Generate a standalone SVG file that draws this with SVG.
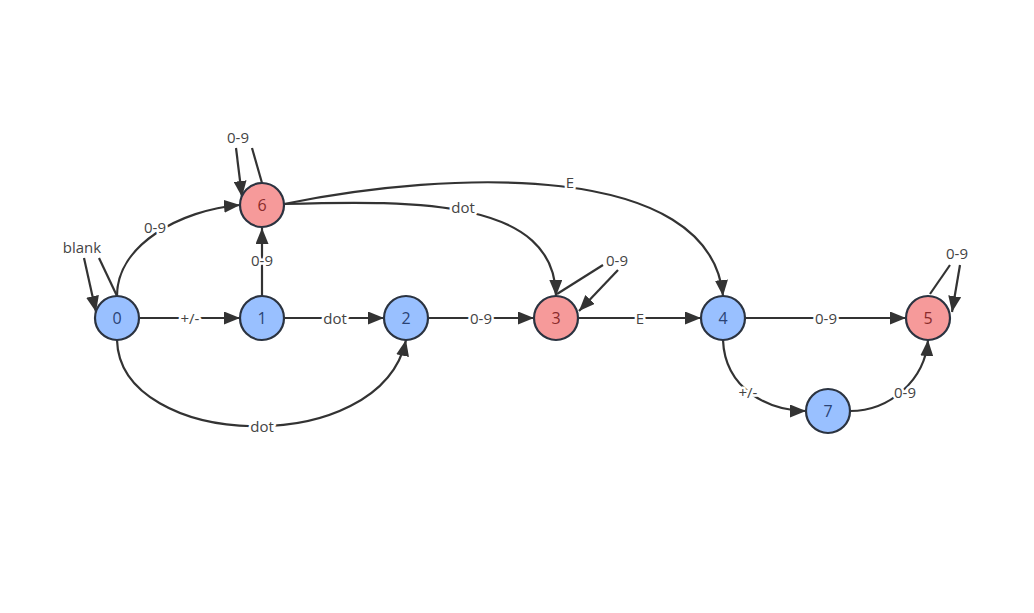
<svg xmlns="http://www.w3.org/2000/svg" width="1034" height="613" viewBox="0 0 1034 613">
<style>
.e{fill:none;stroke:#333;stroke-width:2.2}
.a{marker-end:url(#arr)}
.lbl{font-family:"Open Sans","Liberation Sans",sans-serif;font-size:15px;fill:#444;text-anchor:middle;dominant-baseline:central;paint-order:stroke;stroke:#fff;stroke-width:5px;stroke-linejoin:round}
.nb{fill:#99c0ff;stroke:#2b3340;stroke-width:2.2}
.nr{fill:#f69a9a;stroke:#2b3340;stroke-width:2.2}
.tb{font-family:"Open Sans","Liberation Sans",sans-serif;font-size:16px;fill:#2a4375;text-anchor:middle;dominant-baseline:central}
.tr{font-family:"Open Sans","Liberation Sans",sans-serif;font-size:16px;fill:#8a2b2b;text-anchor:middle;dominant-baseline:central}
</style>
<defs>
<marker id="arr" markerUnits="userSpaceOnUse" markerWidth="17" markerHeight="13" refX="16" refY="6.5" orient="auto">
<path d="M0,0 L16,6.5 L0,13 z" fill="#333"/>
</marker>
</defs>
<rect width="1034" height="613" fill="#fff"/>
<g id="connectors">
<path class="e a" d="M139,318 L240,318"/>
<path class="e a" d="M284,318 L384,318"/>
<path class="e a" d="M428,318 L534,318"/>
<path class="e a" d="M578,318 L701,318"/>
<path class="e a" d="M745,318 L906,318"/>
<path class="e a" d="M262,296 L262,228"/>
<path class="e a" d="M117,296 C117,245 180,210 240,205"/>
<path class="e a" d="M284,204 C420,200 555,200 556,296"/>
<path class="e a" d="M284,204 C450,170 710,160 723,296"/>
<path class="e a" d="M117,340 C120,450 380,460 406,340"/>
<path class="e a" d="M723,340 C725,390 770,411 806,411"/>
<path class="e a" d="M850,411 C890,411 925,380 928,340"/>
<path class="e a" d="M84,258 L96,312"/>
<path class="e" d="M99,258 L117,296"/>
<path class="e a" d="M236,148 L242,197"/>
<path class="e" d="M252,148 L262,183"/>
<path class="e" d="M557,294 L603,265"/>
<path class="e a" d="M618,270 L579,311"/>
<path class="e" d="M930,294 L950,265"/>
<path class="e a" d="M960,265 L952,312"/>
<text class="lbl" x="190" y="318">+/-</text>
<text class="lbl" x="335" y="318">dot</text>
<text class="lbl" x="481" y="318">0-9</text>
<text class="lbl" x="640" y="318">E</text>
<text class="lbl" x="826" y="318">0-9</text>
<text class="lbl" x="262" y="260">0-9</text>
<text class="lbl" x="155" y="227">0-9</text>
<text class="lbl" x="463" y="207">dot</text>
<text class="lbl" x="570" y="182">E</text>
<text class="lbl" x="262" y="426">dot</text>
<text class="lbl" x="748" y="392">+/-</text>
<text class="lbl" x="905" y="392">0-9</text>
<text class="lbl" x="82" y="247">blank</text>
<text class="lbl" x="238" y="137">0-9</text>
<text class="lbl" x="617" y="260">0-9</text>
<text class="lbl" x="957" y="253">0-9</text>
</g>
<g id="n0"><circle class="nb" cx="117" cy="318" r="22"/><text class="tb" x="117" y="318">0</text></g>
<g id="n1"><circle class="nb" cx="262" cy="318" r="22"/><text class="tb" x="262" y="318">1</text></g>
<g id="n2"><circle class="nb" cx="406" cy="318" r="22"/><text class="tb" x="406" y="318">2</text></g>
<g id="n3"><circle class="nr" cx="556" cy="318" r="22"/><text class="tr" x="556" y="318">3</text></g>
<g id="n4"><circle class="nb" cx="723" cy="318" r="22"/><text class="tb" x="723" y="318">4</text></g>
<g id="n5"><circle class="nr" cx="928" cy="318" r="22"/><text class="tr" x="928" y="318">5</text></g>
<g id="n6"><circle class="nr" cx="262" cy="205" r="22"/><text class="tr" x="262" y="205">6</text></g>
<g id="n7"><circle class="nb" cx="828" cy="411" r="22"/><text class="tb" x="828" y="411">7</text></g>
</svg>
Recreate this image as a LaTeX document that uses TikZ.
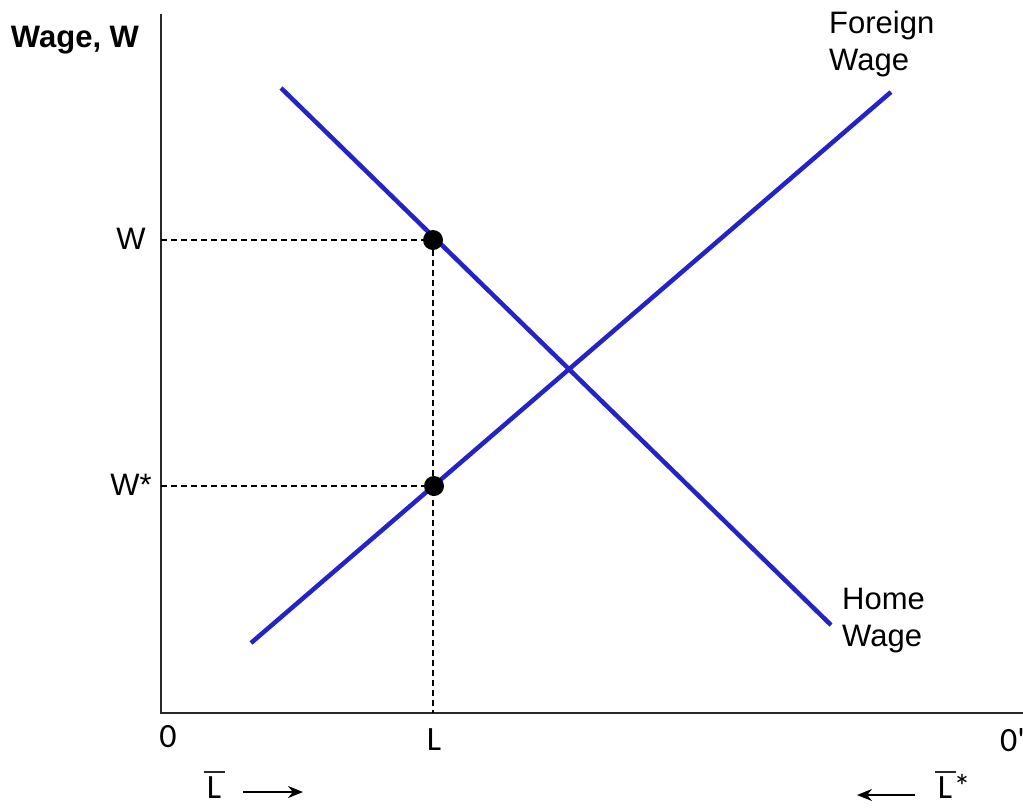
\documentclass[tikz,border=0pt]{standalone}
\usepackage{fontspec}
\setmainfont{Liberation Sans}
\newfontfamily\carlito{Carlito}
\usetikzlibrary{arrows.meta}
\definecolor{curveblue}{RGB}{35,35,200}
\definecolor{axisgray}{RGB}{40,40,40}
\begin{document}
\begin{tikzpicture}[x=1pt,y=-1pt,
 axis/.style={line width=2pt, draw=axisgray},
 curve/.style={line width=4.5pt, draw=curveblue},
 guide/.style={line width=1.3pt, dash pattern=on 6pt off 4pt},
 dot/.style={circle, fill=black, inner sep=0pt, minimum size=20pt},
 lab/.style={font=\fontsize{31}{37}\selectfont, inner sep=0pt},
 blab/.style={font=\bfseries\fontsize{31}{37}\selectfont, inner sep=0pt},
 clab/.style={font=\carlito\fontsize{34}{40}\selectfont, inner sep=0pt},
 overbar/.style={line width=2.2pt, draw=axisgray},
 marker/.style={-{Stealth[length=15pt,width=12pt]}, line width=2pt}]
\useasboundingbox (0,0) rectangle (1023,807);
\coordinate (top) at (161,14);
\coordinate (origin) at (161,713);
\coordinate (right) at (1023,713);
\draw[axis] (top) -- (origin) -- (right);
% curves
\coordinate (h1) at (281,88);
\coordinate (h2) at (831,625);
\coordinate (f1) at (251,643);
\coordinate (f2) at (891,92);
\draw[curve] (h1) -- (h2);
\draw[curve] (f1) -- (f2);
% points
\node[dot] (pW) at (433,240) {};
\node[dot] (pWs) at (434,486) {};
\coordinate (yW) at (161,240);
\coordinate (yWs) at (161,486);
\coordinate (xL) at (433,713);
\draw[guide] (yW) -- (pW.center);
\draw[guide] (yWs) -- (pWs.center);
\draw[guide] (pW.center) -- (xL);
% labels
\node[blab] (ylab) at (75,40) {Wage, W};
\node[lab] (wlab) at (131,239) {W};
\node[lab] (wslab) at (131,485) {W*};
\node[clab] (zero) at (168,737) {0};
\node[clab] (llab) at (434,740) {L};
\node[clab, anchor=west] (zerop) at (1000,740) {0'};
\node[lab, anchor=north west, align=left] (flab) at (829,11) {Foreign\\Wage};
\node[lab, anchor=north west, align=left] (hlab) at (842,588) {Home\\Wage};
\node[clab] (lbar) at (214,788) {L};
\draw[overbar] ([xshift=-3pt,yshift=5pt]lbar.north west) -- ([xshift=4pt,yshift=5pt]lbar.north east);
\node[clab] (lbars) at (945,788) {L};
\node[clab, anchor=base west] (star) at ([xshift=1pt]lbars.base east) {*};
\draw[overbar] ([xshift=-3pt,yshift=5pt]lbars.north west) -- ([xshift=4pt,yshift=5pt]lbars.north east);
\coordinate (a1s) at (243,792);
\coordinate (a1e) at (303,792);
\coordinate (a2s) at (915,795);
\coordinate (a2e) at (857,795);
\draw[marker] (a1s) -- (a1e);
\draw[marker] (a2s) -- (a2e);
\end{tikzpicture}
\end{document}
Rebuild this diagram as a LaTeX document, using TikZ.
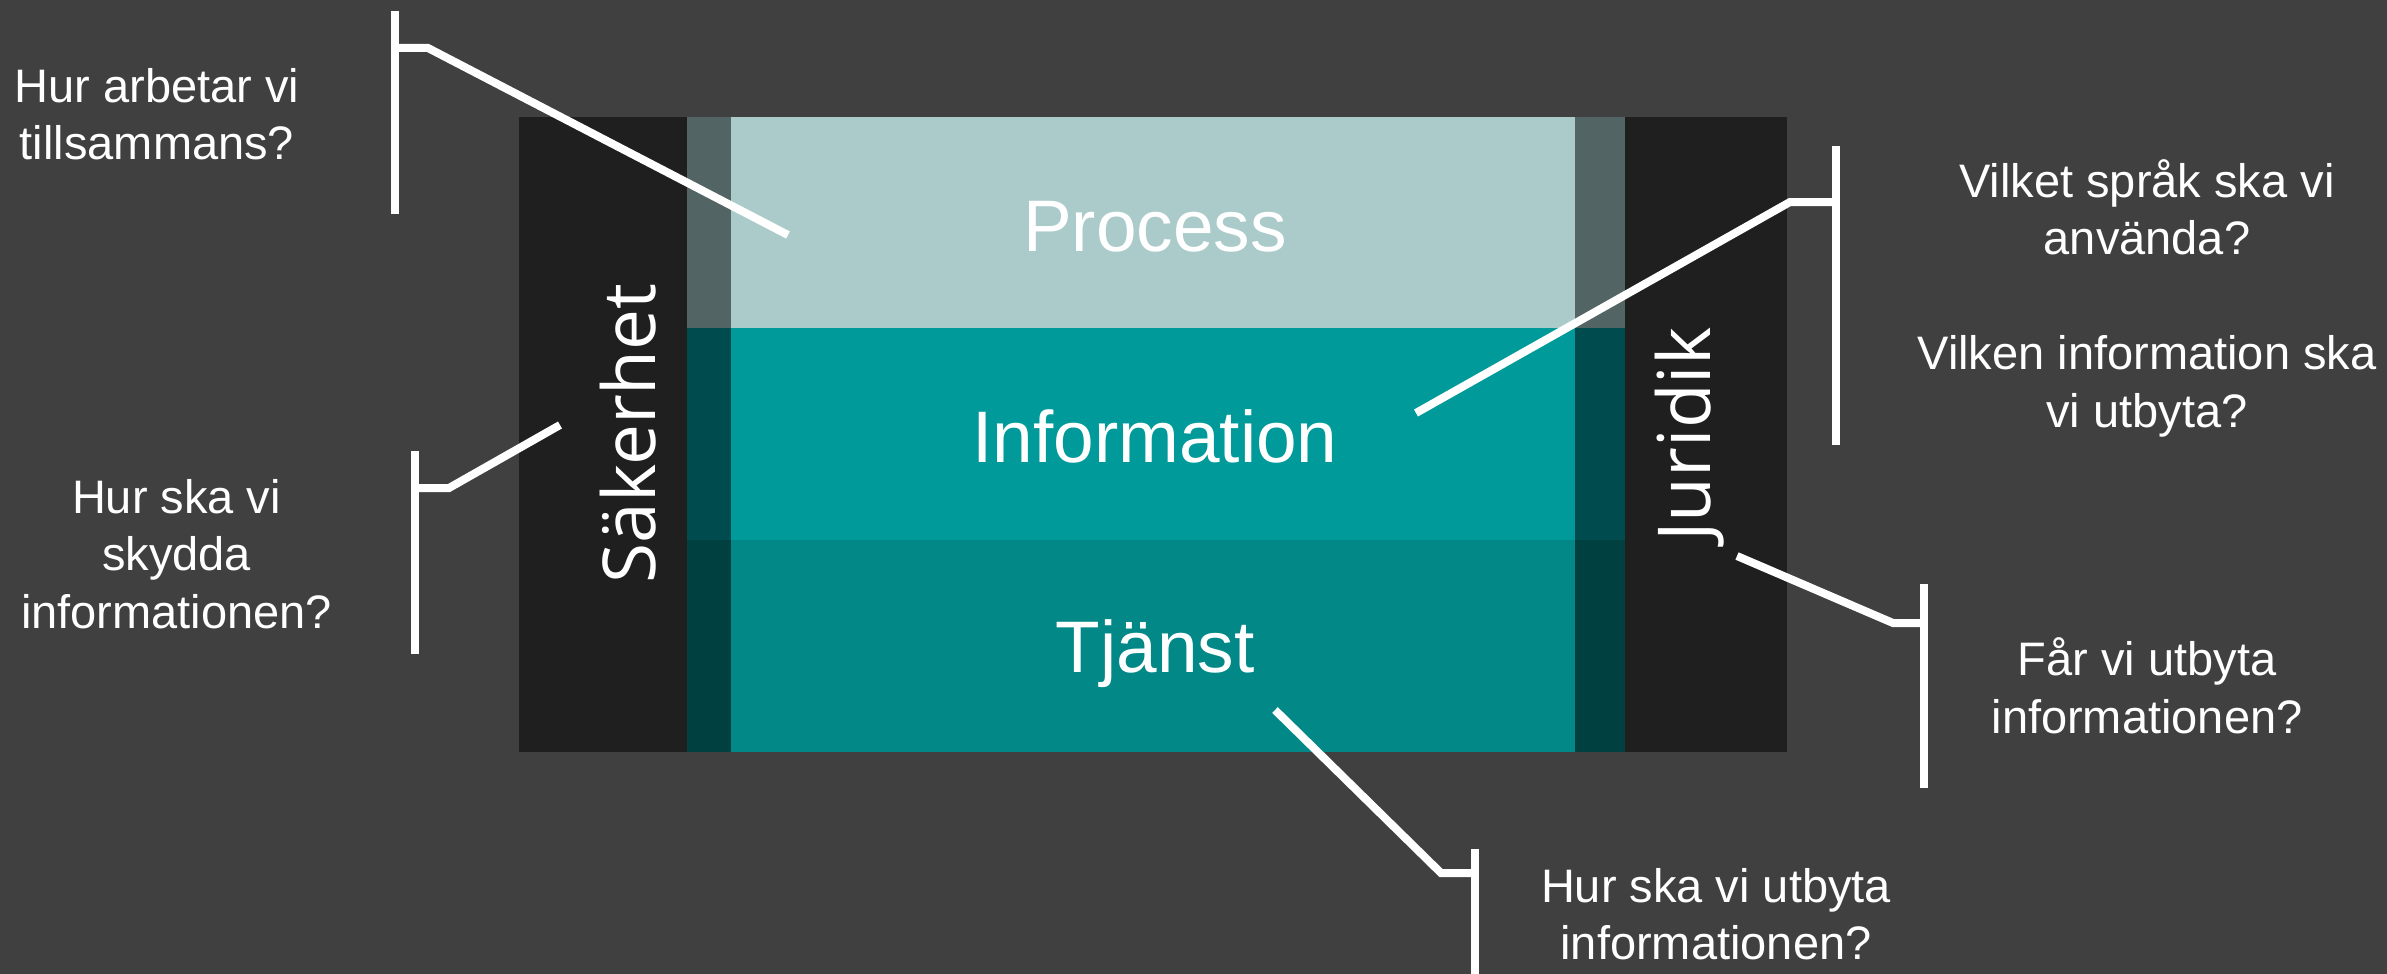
\documentclass[tikz,border=0pt]{standalone}
\usepackage{fontspec}
\setmainfont{Liberation Sans}
\newfontfamily\sidefont{Open Sans}
\definecolor{bgC}{HTML}{404040}
\definecolor{blackC}{HTML}{1F1F1F}
\definecolor{procC}{HTML}{ABCBCB}
\definecolor{procS}{HTML}{536464}
\definecolor{infoC}{HTML}{009A9A}
\definecolor{infoS}{HTML}{004B4D}
\definecolor{tjC}{HTML}{038888}
\definecolor{tjS}{HTML}{004040}
\begin{document}
\begin{tikzpicture}[x=1pt,y=-1pt,
  blk/.style={inner sep=0pt, outer sep=0pt, draw=none, anchor=north west},
  quest/.style={text=white, align=center, font=\fontsize{47}{57.5}\selectfont, anchor=base, inner sep=0pt},
  layer/.style={text=white, font=\fontsize{73}{80}\selectfont, anchor=base, inner sep=0pt},
  side/.style={text=white, font=\sidefont\fontsize{73}{80}\selectfont, anchor=base, rotate=90, inner sep=0pt},
  cl/.style={draw=white, line width=8pt}]
\fill[bgC] (0,0) rectangle (2387,974);
\useasboundingbox (0,0) rectangle (2387,974);
% columns
\node[blk, fill=blackC, minimum width=168pt, minimum height=635pt] (secbox) at (519,117) {};
\node[blk, fill=blackC, minimum width=162pt, minimum height=635pt] (jurbox) at (1625,117) {};
% left strips
\node[blk, fill=procS, minimum width=44pt, minimum height=211pt] (pls) at (687,117) {};
\node[blk, fill=infoS, minimum width=44pt, minimum height=212pt] (ils) at (687,328) {};
\node[blk, fill=tjS, minimum width=44pt, minimum height=212pt] (tls) at (687,540) {};
% right strips
\node[blk, fill=procS, minimum width=50pt, minimum height=211pt] (prs) at (1575,117) {};
\node[blk, fill=infoS, minimum width=50pt, minimum height=212pt] (irs) at (1575,328) {};
\node[blk, fill=tjS, minimum width=50pt, minimum height=212pt] (trs) at (1575,540) {};
% layers
\node[blk, fill=procC, minimum width=844pt, minimum height=211pt] (proc) at (731,117) {};
\node[blk, fill=infoC, minimum width=844pt, minimum height=212pt] (info) at (731,328) {};
\node[blk, fill=tjC, minimum width=844pt, minimum height=212pt] (tj) at (731,540) {};
% layer labels
\node[layer] (proclbl) at (1155,251) {Process};
\node[layer] (infolbl) at (1155,462) {Information};
\node[layer] (tjlbl) at (1155,672) {Tjänst};
\node[side] (seclbl) at (655,433.5) {Säkerhet};
\node[side] (jurlbl) at (1710,434.5) {Juridik};
% questions (anchor = baseline of last line)
\node[quest] (q1) at (157,159.5) {Hur arbetar vi\\tillsammans?};
\node[quest] (q2) at (176.5,628) {Hur ska vi\\skydda\\informationen?};
\node[quest] (q3) at (2147,427) {Vilket språk ska vi\\använda?\\[57.5pt]Vilken information ska\\vi utbyta?};
\node[quest] (q4) at (2147,733) {Får vi utbyta\\informationen?};
\node[quest] (q5) at (1716,959.5) {Hur ska vi utbyta\\informationen?};
% connector coordinates
\coordinate (b1t) at (395,11);   \coordinate (b1b) at (395,214);
\coordinate (b1s) at (395,48);   \coordinate (b1k) at (428,48);   \coordinate (b1e) at (788,235);
\coordinate (b2t) at (415,451);  \coordinate (b2b) at (415,654);
\coordinate (b2s) at (415,488);  \coordinate (b2k) at (449,488);  \coordinate (b2e) at (560,425);
\coordinate (b3t) at (1836,146); \coordinate (b3b) at (1836,445);
\coordinate (b3s) at (1836,202); \coordinate (b3k) at (1790,202); \coordinate (b3e) at (1416,413);
\coordinate (b4t) at (1924,584); \coordinate (b4b) at (1924,788);
\coordinate (b4s) at (1924,623); \coordinate (b4k) at (1893,623); \coordinate (b4e) at (1737,556);
\coordinate (b5t) at (1475,849); \coordinate (b5b) at (1475,974);
\coordinate (b5s) at (1475,873); \coordinate (b5k) at (1441,873); \coordinate (b5e) at (1275,710);
% connectors
\foreach \i in {1,...,5}{
  \draw[cl] (b\i t) -- (b\i b);
  \draw[cl] (b\i s) -- (b\i k) -- (b\i e);
}
\end{tikzpicture}
\end{document}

_ _ _ _ _ _ _

Check each line of the data above for the word "LaTeX" and say how many lines have it. Give the number alone.

2